Cognitive bias in the clinical decision making of doctors
Aims
To investigate whether medics are susceptible to one of the most widely studied cognitive biases, anchoring; an error in thought processing where decisions are strongly influenced by previously presented information.
Methods
Referrals to the acute medical unit (AMU) at the Bristol Royal Infirmary were retrospectively recorded over a 16-day period. Referrals were categorised from the information available on the medical take sheet into potential diagnosis, symptoms alone, and signs, investigations and patient observations. Patients were followed up in order to ascertain the diagnosis at discharge. The results were analysed to investigate whether the type of information given to a doctor prior to reviewing a patient would affect their initial diagnosis. Results were reviewed for both junior doctors and consultants at the post-take ward round.
Results
Overall, junior doctors were more likely to arrive at the correct diagnosis when no potential diagnosis was given on the medical take list (p=0.025), but for consultants there was no significant difference (p=0.11). However, both junior doctors (p=0.017) and consultants (p=0.025) were significantly more likely to reach a correct diagnosis when provided with patient signs, investigation results or observations, rather than being given a potential diagnosis.

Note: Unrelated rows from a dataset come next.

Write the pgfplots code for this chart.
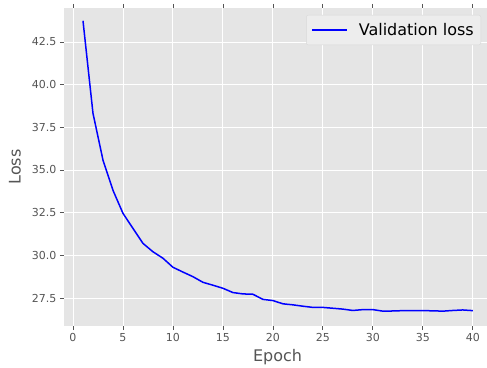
\documentclass[border=0pt]{standalone}
\usepackage{fontspec}
\setmainfont{DejaVu Sans}
\usepackage{pgfplots}
\pgfplotsset{compat=1.18}
\definecolor{bggray}{HTML}{E5E5E5}
\definecolor{tickgray}{HTML}{555555}
\definecolor{labgray}{HTML}{555555}
\begin{document}
\begin{tikzpicture}
\begin{axis}[
  scale only axis,
  width=423pt, height=318pt,
  xmin=-0.9, xmax=41.42,
  ymin=25.86, ymax=44.49,
  axis background/.style={fill=bggray},
  axis line style={draw=none},
  xtick={0,5,...,40},
  ytick={27.5,30,32.5,35,37.5,40,42.5},
  yticklabel style={/pgf/number format/.cd, fixed, fixed zerofill, precision=1},
  /pgf/number format/assume math mode=true,
  tick align=outside,
  major tick length=4pt,
  tick style={tickgray, line width=0.8pt},
  ticklabel style={font=\fontsize{11}{13}\selectfont, text=tickgray},
  grid=major,
  grid style={white, line width=0.9pt},
  xlabel={Epoch}, ylabel={Loss},
  label style={font=\fontsize{16}{19}\selectfont, text=labgray},
  xlabel style={at={(axis description cs:0.505,-0.0975)}, anchor=center},
  ylabel style={at={(axis description cs:-0.1158,0.5)}, anchor=center},
  legend style={at={(1,1)}, anchor=north east, xshift=-6pt, yshift=-7pt,
    draw=black!15, fill=bggray!70!white, rounded corners=2pt,
    font=\fontsize{16}{19}\selectfont, inner xsep=5pt, inner ysep=6pt,
    /tikz/every odd column/.append style={column sep=9pt}},
  legend cell align=left,
  legend image code/.code={\draw[#1] (0pt,0pt) -- (35pt,0pt);},
]
\addplot[blue, line width=1.5pt] coordinates {
(1,43.74) (2,38.32) (3,35.58) (4,33.81) (5,32.46) (6,31.58) (7,30.70) (8,30.21)
(9,29.83) (10,29.30) (11,29.02) (12,28.75) (13,28.42) (14,28.25) (15,28.07)
(16,27.82) (17,27.74) (18,27.72) (19,27.42) (20,27.35) (21,27.16) (22,27.10)
(23,27.02) (24,26.95) (25,26.95) (26,26.90) (27,26.85) (28,26.77) (29,26.82)
(30,26.82) (31,26.73) (32,26.74) (33,26.76) (34,26.76) (35,26.76) (36,26.75)
(37,26.73) (38,26.77) (39,26.80) (40,26.76)
};
\addlegendentry{Validation loss}
\end{axis}
\pgfresetboundingbox
\useasboundingbox (current axis.south west) ++(-64pt,-41pt) rectangle ++(487pt,367pt);
\end{tikzpicture}
\end{document}
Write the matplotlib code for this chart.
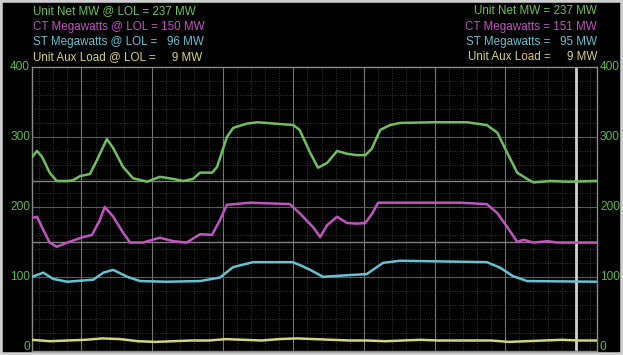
import numpy as np
import matplotlib.pyplot as plt
from matplotlib.patches import Rectangle

# trend traces, time in minutes
t_net = [0, 0.7, 1.4, 2.5, 3.5, 5.0, 5.8, 6.8, 8.2, 9.2, 10.6, 11.5, 12.9, 14.3,
         16.3, 18.1, 20.0, 21.4, 22.8, 23.8, 25.5, 26.2, 27.6, 28.5, 30.4, 31.9,
         37.0, 37.9, 39.4, 40.5, 41.8, 43.2, 44.6, 46.0, 47.2, 48.1, 49.3, 50.7,
         52.1, 56.8, 61.6, 64.4, 65.9, 67.3, 68.7, 70.1, 71.0, 73.4, 75.8, 80.0]
unit_net = [271, 280, 272, 249, 237, 237, 238, 244, 247, 267, 297, 284, 257, 241,
            236, 243, 240, 237, 240, 249, 249, 257, 300, 313, 319, 321,
            317, 310, 277, 256, 263, 280, 276, 274, 274, 283, 310, 317,
            320, 321, 321, 317, 306, 277, 249, 240, 235, 237, 236, 237]

t_ct = [0, 0.7, 1.6, 2.5, 3.5, 5.0, 6.4, 7.3, 8.5, 9.6, 10.3, 11.5, 12.9, 13.9,
        15.7, 18.1, 20.0, 21.9, 23.8, 25.5, 26.6, 27.6, 30.9, 36.5, 37.9, 39.8,
        40.8, 41.8, 43.2, 44.6, 46.0, 47.2, 48.2, 49.0, 52.1, 60.6, 64.4, 65.9,
        67.3, 68.7, 69.6, 71.0, 73.0, 74.4, 80.0]
ct_mw = [184, 186, 167, 149, 143, 149, 154, 157, 160, 181, 200, 186, 163, 149,
         149, 156, 151, 149, 161, 160, 181, 203, 206, 204, 191, 171,
         157, 174, 186, 177, 176, 177, 191, 206, 206, 206, 204, 191,
         171, 150, 153, 149, 151, 149, 149]

t_st = [0, 1.6, 3.0, 5.0, 8.7, 10.1, 11.5, 13.5, 15.3, 19.1, 23.8, 26.6, 28.5,
        31.3, 36.9, 37.9, 39.4, 41.2, 42.6, 47.4, 49.7, 52.1, 64.4, 66.3, 68.1,
        70.1, 80.0]
st_mw = [100, 106, 97, 93, 96, 106, 110, 100, 94, 93, 94, 99, 114,
         121, 121, 117, 110, 100, 101, 104, 120, 123, 121, 113, 101,
         94, 93]

t_aux = [0, 2.5, 5.0, 7.5, 10.0, 12.5, 15.0, 17.5, 20.0, 22.5, 25.0, 27.5,
         30.0, 32.5, 35.0, 37.5, 40.0, 42.5, 45.0, 47.5, 50.0, 52.5, 55.0,
         57.5, 60.0, 62.5, 65.0, 67.5, 70.0, 72.5, 75.0, 77.5, 80.0]
aux_mw = [10, 8, 9, 10, 12, 11, 8, 7, 8, 9, 9, 11, 10, 9, 11, 12, 11,
          10, 9, 9, 8, 9, 10, 9, 9, 9, 9, 7, 8, 9, 10, 9, 9]

lol = [237, 150, 96, 9]
now = [237, 151, 95, 9]
names = ['Unit Net MW', 'CT Megawatts', 'ST Megawatts', 'Unit Aux Load']
colors = ['#6fc05c', '#c254c2', '#66c2d2', '#d8d27a']
yticks = [0, 100, 200, 300, 400]
cursor_t = 77


def mw(v):
    # right-justify the number: two spaces are about one digit wide
    s = str(v)
    return '  ' * (3 - len(s)) + s + ' MW'


fig = plt.figure(figsize=(6.23, 3.55), dpi=100, facecolor='black')
ax = fig.add_axes([32 / 623, 4 / 355, 565 / 623, 284 / 355], facecolor='black')

# grid: dotted minor, solid major, vertical majors every 10 min
for x in np.arange(1, 80, 2):
    ax.axvline(x, color='#4c4c4c', lw=0.6, ls=(0, (1, 2)), zorder=1)
for y in np.arange(20, 400, 20):
    ax.axhline(y, color='#4c4c4c', lw=0.6, ls=(0, (1, 2)), zorder=1)
for x in np.arange(7, 77, 10):
    ax.axvline(x, color='#767676', lw=0.8, zorder=1)
for y in yticks[1:-1]:
    ax.axhline(y, color='#5a5a5a', lw=0.8, zorder=1)
ax.axvline(cursor_t, color='#d0d0d0', lw=2, zorder=2)

# LOL reference lines
for v in lol[:2]:
    ax.axhline(v, color='#808080', lw=1.0, zorder=2)

series = [(t_net, unit_net), (t_ct, ct_mw), (t_st, st_mw), (t_aux, aux_mw)]
for (t, v), c in zip(series, colors):
    ax.plot(t, v, color=c, lw=1.8, zorder=3, solid_joinstyle='round')

ax.set_xlim(0, 80)
ax.set_ylim(-6, 400)
ax.set_xticks([])
ax.set_yticks([])
for s in ax.spines.values():
    s.set_color('#8a8a8a')
    s.set_linewidth(1.0)

for y in yticks:
    yp = ax.transData.transform((0, y))[1]
    fig.text(30 / 623, yp / 355, str(y), color='#5cb84c', fontsize=8.6,
             ha='right', va='center', family='Liberation Sans')
    fig.text(600 / 623, yp / 355, str(y), color='#5cb84c', fontsize=8.6,
             ha='left', va='center', family='Liberation Sans')

line_y = [11, 27, 42, 57]
for i in range(4):
    yy = 1 - line_y[i] / 355
    fig.text(33 / 623, yy, '%s @ LOL = %s' % (names[i], mw(lol[i])),
             color=colors[i], fontsize=8.4, ha='left', va='center',
             family='Liberation Sans')
    fig.text(597 / 623, yy, '%s = %s' % (names[i], mw(now[i])),
             color=colors[i], fontsize=8.4, ha='right', va='center',
             family='Liberation Sans')

fig.patches.append(Rectangle((0, 0), 1, 1, transform=fig.transFigure,
                             fill=False, edgecolor='#cfcfcf', lw=4))

fig.savefig('out.png', dpi=100, facecolor='black')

There was no significant difference for junior doctors (p=0.12), or consultants (p=0.18) when comparing being given purely patient symptoms to a possible diagnosis.
Conclusion
Taken together, our findings suggest that the gold standard for presenting information to doctors when patients arrive at the AMU is with examination or investigation findings, rather than with a possible diagnosis (which the doctor can be strongly anchored to), or via symptoms alone (not enough information). This represents a cost-neutral intervention to improve the efficiency junior doctors correctly diagnose patients.
Conflict of interest statement
All authors declare that there is no conflict of interest.